Fringe Festival: Dark Sisters
Studio ONE
October 11 – 13, 2024
Opera composed by Nico Muhly (BUTI’96,’97), libretto by Stephen Karam, arranged by Nate Thatcher • Gordon Cheung, Conductor • Allison Voth, Music Director • Rose Freeman, Stage Director • Dark Sisters follows one woman’s dangerous attempt to escape her life as a member of the FLDS Church. The male founders of the Mormon faith (Joseph Smith and Brigham Young, chief among them) loom large in American history; Dark Sisters puts the women front and center.

Fringe Festival: Siren Song
Studio ONE
October 19 – 20, 2024
Opera in 1 Act composed by Jonathan Dove, Libretto by Gordon Honeycombe and Nick Dear • William Lumpkin, Conductor • Claire Choquette, Stage Director • Siren Song is the bizarre true story of young sailor on HMS Ark Royal exchanging letters with a beautiful and successful model. Over time a romantic and passionate relationship develops, but a meeting proves increasingly difficult to arrange.

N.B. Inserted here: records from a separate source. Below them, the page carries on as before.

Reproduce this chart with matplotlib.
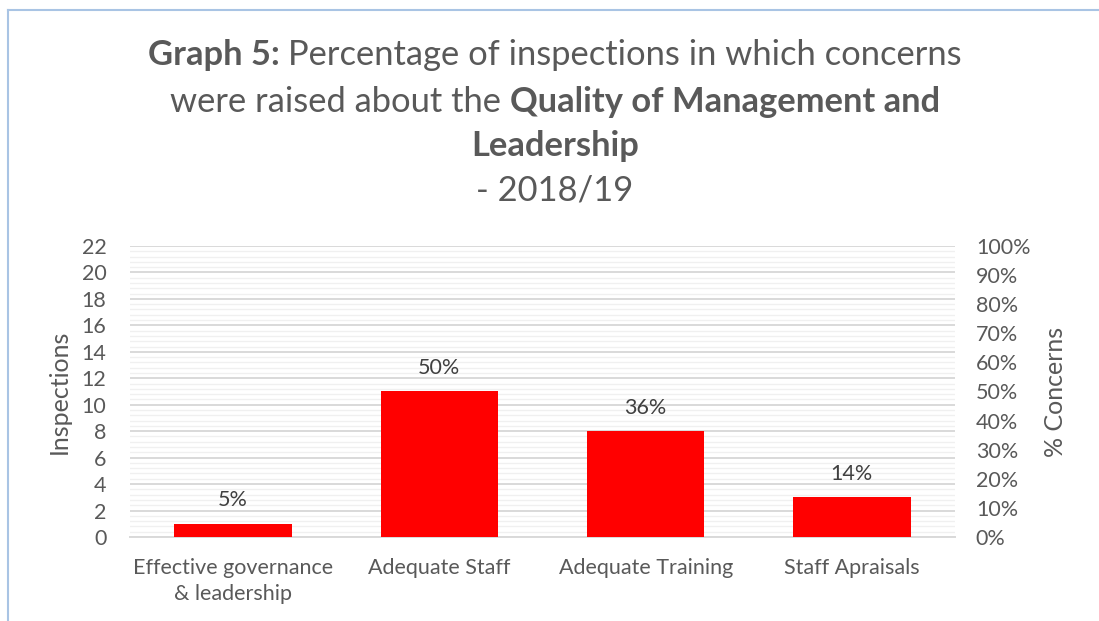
import matplotlib.pyplot as plt
from matplotlib.lines import Line2D
from matplotlib.ticker import MultipleLocator, PercentFormatter

categories = ["Effective governance\n& leadership", "Adequate Staff", "Adequate Training", "Staff Apraisals"]
inspections = [1, 11, 8, 3]
pct_labels = ["5%", "50%", "36%", "14%"]

# title pieces: (text, bold) per line
title_lines = [
    [("Graph 5: ", True), ("Percentage of inspections in which concerns", False)],
    [("were raised about the ", False), ("Quality of Management and", True)],
    [("Leadership", True)],
    [("- 2018/19", False)],
]

FONT = "Lato"
GREY = "#595959"

plt.rcParams['font.family'] = [FONT, 'DejaVu Sans']

fig = plt.figure(figsize=(10.99, 6.21), dpi=100)
ax = fig.add_axes([0.1183, 0.1353, 0.7507, 0.4686])
ax2 = ax.twinx()

ax.bar(range(len(categories)), inspections, width=0.57, color="#ff0000", zorder=3)
for i, v in enumerate(inspections):
    ax.annotate(pct_labels[i], (i, v), xytext=(0, 17), textcoords="offset points",
                ha="center", va="center", fontsize=15.5, color="#404040")

ax.set_xlim(-0.5, len(categories) - 0.5)
ax.set_ylim(0, 22)
ax.yaxis.set_major_locator(MultipleLocator(2))
ax.yaxis.set_minor_locator(MultipleLocator(0.4))
ax.grid(axis="y", which="major", color="#d9d9d9", linewidth=1.4, zorder=0)
ax.grid(axis="y", which="minor", color="#f0f0f0", linewidth=1.0, zorder=0)
ax.set_axisbelow(True)

ax2.set_ylim(0, 1)
ax2.yaxis.set_major_locator(MultipleLocator(0.1))
ax2.yaxis.set_major_formatter(PercentFormatter(1.0, decimals=0))

for a in (ax, ax2):
    for s in a.spines.values():
        s.set_visible(False)
ax.spines["bottom"].set_visible(True)
ax.spines["bottom"].set_color("#d9d9d9")
ax.spines["bottom"].set_linewidth(1.4)

ax.set_xticks(range(len(categories)))
ax.set_xticklabels(categories, linespacing=1.4)
ax.tick_params(axis="x", length=0, pad=15, labelsize=15.5, labelcolor=GREY)
ax.tick_params(axis="y", which="both", length=0, pad=17, labelsize=15.5, labelcolor=GREY)
ax2.tick_params(axis="y", length=0, pad=15, labelsize=15.5, labelcolor=GREY)

ax.set_ylabel("Inspections", fontsize=18, color=GREY, labelpad=8)
ax2.set_ylabel("% Concerns", fontsize=18, color=GREY, labelpad=10)

# title built from bold / regular pieces, centred per line
renderer = fig.canvas.get_renderer()
line_y = [55, 102, 146, 190]
cx = 555
for pieces, ypx in zip(title_lines, line_y):
    texts = []
    for txt, bold in pieces:
        t = fig.text(0, 1 - ypx / 621, txt, fontsize=24.8, color=GREY,
                     fontweight="bold" if bold else "normal", va="center", ha="left")
        texts.append(t)
    widths = [t.get_window_extent(renderer).width for t in texts]
    x = cx - sum(widths) / 2
    for t, w in zip(texts, widths):
        t.set_x(x / 1099)
        x += w

# light blue frame (top and left edges visible)
border = "#a9c4e4"
fig.add_artist(Line2D([8 / 1099, 1], [1 - 10 / 621, 1 - 10 / 621], color=border, linewidth=1.5))
fig.add_artist(Line2D([8 / 1099, 8 / 1099], [0, 1 - 10 / 621], color=border, linewidth=1.5))

fig.savefig("out.png", dpi=100)
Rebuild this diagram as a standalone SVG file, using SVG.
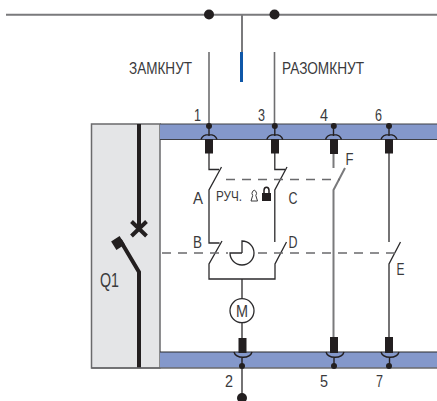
<svg xmlns="http://www.w3.org/2000/svg" width="437" height="401" viewBox="0 0 437 401">
<style>
text{font-family:"Liberation Sans",Arial,sans-serif;font-size:16.500px;fill:#3a3a3c}
.w{fill:none;stroke:#6e6e70;stroke-width:1.6}
.k{fill:none;stroke:#2b2a2c;stroke-width:1.3}
.g{fill:none;stroke:#7a7a7c;stroke-width:2}
.d{fill:none;stroke:#6a6a6c;stroke-width:1.4;stroke-dasharray:9 7}
.b{fill:#231f20}
.arc{fill:none;stroke:#231f20;stroke-width:1.4}
</style>
<g id="connectors">
<path class="g" d="M6 14.700H437M242 15V52"/>
<path d="M241.500 52V82" fill="none" stroke="#0f57a8" stroke-width="3"/>
<path class="w" d="M209 52V126M274.500 52V126"/>
<path class="k" d="M209 153V169.500H219M221.500 167L209 190V243H219.500M222 241L209 264V279H275V264L286.500 242"/>
<path class="k" d="M274.800 153V169.500H285M287 167L274.800 190V242M242 279V298.500M242 323V338M242 360V398"/>
<path class="g" d="M333.500 154V168M345 168L333.500 190V338"/>
<path class="k" d="M389 153V242M400.500 242L389 264V338"/>
<path class="d" d="M226 179.500H340"/>
<path class="d" d="M130 253H228M258 253H396"/>
</g>
<g id="panel-Q1">
<rect x="91.500" y="124" width="68.500" height="244" fill="#e4e5e7" stroke="#6a6a6c" stroke-width="1.500"/>
<path d="M139 124V226M139 368V272L120 240" fill="none" stroke="#231f20" stroke-width="4"/>
<path d="M131.500 221.500L146.500 236M146.500 221.500L131.500 236" fill="none" stroke="#231f20" stroke-width="4"/>
<rect x="113" y="238" width="10" height="10" class="b" transform="rotate(-32 118 243)"/>
<text x="100" y="287" style="font-size:20px" textLength="19" lengthAdjust="spacingAndGlyphs">Q1</text>
</g>
<g id="bus-top">
<rect x="160" y="124" width="277" height="15.500" fill="#8498cb"/>
<path d="M160 124H437M160 139.500H437" stroke="#3f4045" stroke-width="1.200" fill="none"/>
</g>
<g id="bus-bottom">
<rect x="160" y="352" width="277" height="16" fill="#8498cb"/>
<path d="M160 352H437" stroke="#2b2a2c" stroke-width="1.200" fill="none"/>
<path d="M91.500 368H437" stroke="#6a6a6c" stroke-width="1.500" fill="none"/>
</g>
<g id="terminals-top">
<path class="arc" d="M201 139.500C203 133 215 133 217 139.500M209 126V136M266.800 139.500C268.800 133 280.800 133 282.800 139.500M274.800 126V136M325.500 139.500C327.500 133 339.500 133 341.500 139.500M333.500 126V136M381 139.500C383 133 395 133 397 139.500M389 126V136"/>
<circle class="b" cx="209" cy="126" r="3"/><circle class="b" cx="274.800" cy="126" r="3"/><circle class="b" cx="333.800" cy="126" r="3"/><circle class="b" cx="389" cy="126" r="3"/>
<rect class="b" x="205" y="139" width="8" height="14.500"/><rect class="b" x="271" y="139" width="8" height="14.500"/><rect class="b" x="330" y="139" width="8" height="15"/><rect class="b" x="385" y="139" width="8" height="14.500"/>
</g>
<g id="terminals-bottom">
<path class="arc" d="M234 352C236 359 250 359 252 352M242 358V366M326 352C328 359 342 359 344 352M334 358V366M381 352C383 359 397 359 399 352M389.500 358V366"/>
<rect class="b" x="238.500" y="338" width="8" height="15"/><rect class="b" x="330" y="337" width="8" height="16"/><rect class="b" x="385" y="337" width="8" height="16"/>
<circle class="b" cx="242" cy="366" r="3"/><circle class="b" cx="334" cy="366" r="3"/><circle class="b" cx="389" cy="366" r="3"/>
<circle class="b" cx="242" cy="398" r="5"/>
</g>
<g id="junctions"><circle class="b" cx="209" cy="14.500" r="5"/><circle class="b" cx="274.500" cy="14.500" r="5"/></g>
<g id="motor"><circle cx="242" cy="310.700" r="12" fill="#fff" stroke="#2b2a2c" stroke-width="1.300"/><text x="236" y="316.500" textLength="12" lengthAdjust="spacingAndGlyphs">M</text></g>
<g id="timer"><path class="k" d="M242 253V241A12 12 0 1 1 230 253H242" fill="none"/></g>
<g id="locks">
<path d="M251 201H257.500L255.800 195.500A2.200 3 0 1 0 252.700 195.500Z" fill="none" stroke="#3a3a3c" stroke-width="1"/>
<rect class="b" x="262" y="193" width="9" height="8"/><path d="M264 194V190.500C264 186 269 186 269 190.500V194" fill="none" stroke="#231f20" stroke-width="1.500"/>
</g>
<g id="labels">
<text x="129" y="74" textLength="63" lengthAdjust="spacingAndGlyphs">ЗАМКНУТ</text>
<text x="282" y="74" textLength="82" lengthAdjust="spacingAndGlyphs">РАЗОМКНУТ</text>
<text x="194" y="120.500" textLength="7" lengthAdjust="spacingAndGlyphs">1</text>
<text x="258" y="120.500" textLength="7" lengthAdjust="spacingAndGlyphs">3</text>
<text x="320" y="120.500" textLength="8" lengthAdjust="spacingAndGlyphs">4</text>
<text x="375" y="120.500" textLength="7" lengthAdjust="spacingAndGlyphs">6</text>
<text x="193" y="203.500" textLength="10" lengthAdjust="spacingAndGlyphs">A</text>
<text x="216" y="201" style="font-size:14px" textLength="26" lengthAdjust="spacingAndGlyphs">РУЧ.</text>
<text x="288.500" y="203.500" textLength="9" lengthAdjust="spacingAndGlyphs">C</text>
<text x="345.500" y="165" textLength="8" lengthAdjust="spacingAndGlyphs">F</text>
<text x="193" y="247.500" textLength="9" lengthAdjust="spacingAndGlyphs">B</text>
<text x="288.500" y="247.500" textLength="9" lengthAdjust="spacingAndGlyphs">D</text>
<text x="396.500" y="274.500" textLength="8" lengthAdjust="spacingAndGlyphs">E</text>
<text x="225" y="386.500" textLength="8" lengthAdjust="spacingAndGlyphs">2</text>
<text x="320" y="386.500" textLength="8" lengthAdjust="spacingAndGlyphs">5</text>
<text x="376" y="386.500" textLength="7" lengthAdjust="spacingAndGlyphs">7</text>
</g>
</svg>
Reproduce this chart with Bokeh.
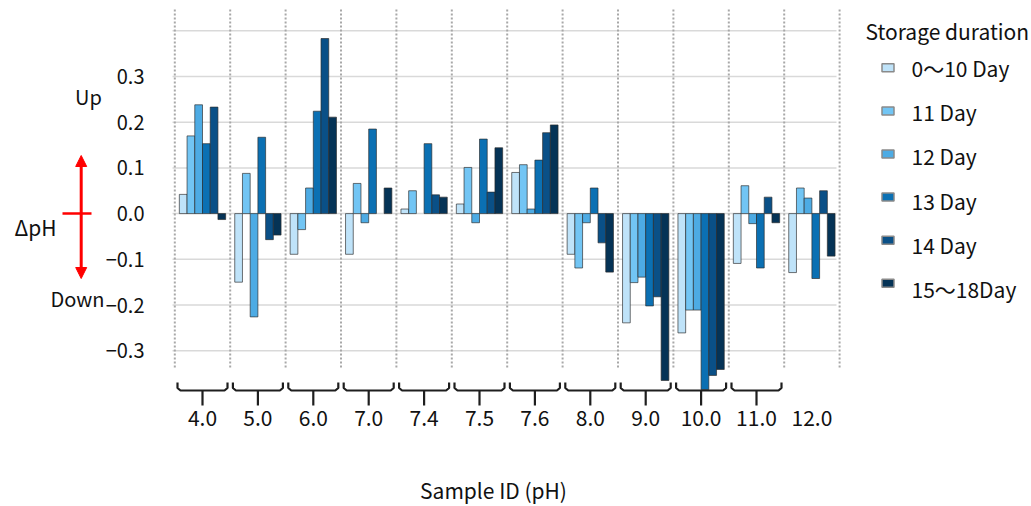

Artist Adrienne Elise Tarver Discusses Public Art Fund Project She Who Sits
WBUR CitySpace
October 22, 2024
A conversation with interdisciplinary artist Adrienne Elise Tarver (CFA’07), whose art on hundreds of bus shelters and newsstands in New York City, Chicago, and Boston, features a series of paintings foregrounding multifaceted Black female identities. Tarver’s Public Art Fund exhibition explores the visibility and invisibility of Black women and the seats they can—or cannot—take within public and social spaces. Tarver spoke with Public Art Fund Assistant Curator Jenée-Daria Strand and CFA Dean Harvey Young.

Design Week & Design Incubation 11:1
808 Commonwealth Ave.
October 21 – 25, 2024
The BU Graphic Design department partnered with Design Incubation for DI’s tenth-anniversary colloquium as part of BUGD Design Week. The 2024 Colloquium showcased design research in lively, interactive sessions featuring practitioners, creators, educators, and students in a live, in-person event exploring creative research, practice, and the adjacent fields that influence their work.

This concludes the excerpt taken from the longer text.